The fields star_cpus and star_memory are optional and are used as the default cpus and memory for running STAR with your genome.

Outputs

The pipeline outputs a list of google bucket urls containing one gene-count matrix per sample. Each gene-count matrix file produced by Drop-seq tools has the suffix ‘dge.txt.gz’, matrices produced by dropEst have the extension .rds.

Building a Custom Genome

The tool dropseq_bundle can be used to build a custom genome. Please see the description of important inputs below.

Name Description
fasta_file Array of fasta files. If more than one species, fasta and gtf files must be in the same order.
gtf_file Array of gtf files. If more than one species, fasta and gtf files must be in the same order.
genomeSAindexNbases Length (bases) of the SA pre-indexing string. Typically between 10 and 15. Longer strings will use much more memory, but allow faster searches. For small genomes, must be scaled down to min(14, log2(GenomeLength)/2 - 1)

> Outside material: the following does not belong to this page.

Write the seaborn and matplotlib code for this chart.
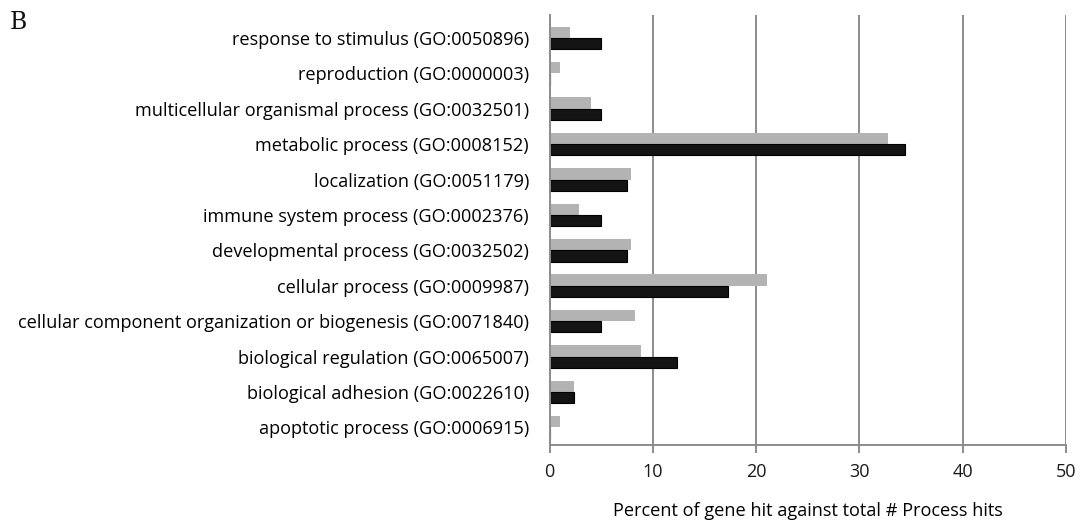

dropseq_workflow Terra Release Notes

Version 11

  • Added fastq_to_sam_memory and trim_bam_memory workflow inputs

Version 10

  • Updated workflow to WDL version 1.0

Version 9

  • Changed input bcl2fastq_docker_registry from optional to required

Version 8

  • Added additional parameters for bcl2fastq

Version 7

  • Added support for multi-species genomes (Barnyard experiments)

Version 6

  • Added star_extra_disk_space and star_disk_space_multiplier workflow inputs to adjust disk space allocated for STAR alignment task.

Version 5

  • Split preprocessing steps into separate tasks (FastqToSam, TagBam, FilterBam, and TrimBam).

Version 4

  • Handle uncompressed fastq files as workflow input.
  • Added optional prepare_fastq_disk_space_multiplier input.

Version 3

  • Set default value for docker_registry input.

Version 2

  • Added docker_registry input.

Version 1

  • Renamed sccloud to cumulus
  • Added use_bases_mask option when running bcl2fastq

Version 18

  • Created a separate docker image for running bcl2fastq

Version 17

  • Fixed bug that ignored WDL input star_flags (thanks to Carly Ziegler for reporting)
  • Changed default value of star_flags to the empty string (Prior versions of the WDL incorrectly indicated that basic 2-pass mapping was done)

Version 16

  • Use cumulus dockerhub organization
  • Changed default dropEst version to 0.8.6

Version 15

  • Added drop_deq_tools_prep_bam_memory and drop_deq_tools_dge_memory options

Version 14

  • Fix for downloading files from user pays buckets

Version 13

  • Set GCLOUD_PROJECT_ID for user pays buckets

Version 12

  • Changed default dropEst memory from 52G to 104G

Version 11

  • Updated formula for computing disk size for dropseq_count

Version 10

  • Added option to specify merge_bam_alignment_memory and sort_bam_max_records_in_ram

Version 9

  • Updated default drop_seq_tools_version from 2.2.0 to 2.3.0

Version 8

  • Made additional options available for running dropEst

Version 7

  • Changed default dropEst memory from 104G to 52G

Version 6

  • Added option to run dropEst

Version 5

  • Specify full version for bcl2fastq (2.20.0.422-2 instead of 2.20.0.422)

Version 4

  • Fixed issue that prevented bcl2fastq from running

Version 3

  • Set default run_bcl2fastq to false
  • Create shortcuts for commonly used genomes

Version 2

  • Updated QC report

Version 1

  • Initial release

dropseq_bundle Terra Release Notes

Version 4

  • Added create_intervals_memory and extra_star_flags inputs

Version 3

  • Added extra disk space inputs
  • Fixed bug that prevented creating multi-genome bundles

Version 2

  • Added docker_registry input

Version 1

  • Renamed sccloud to cumulus

Version 1

  • Changed docker organization

Version 1

  • Initial release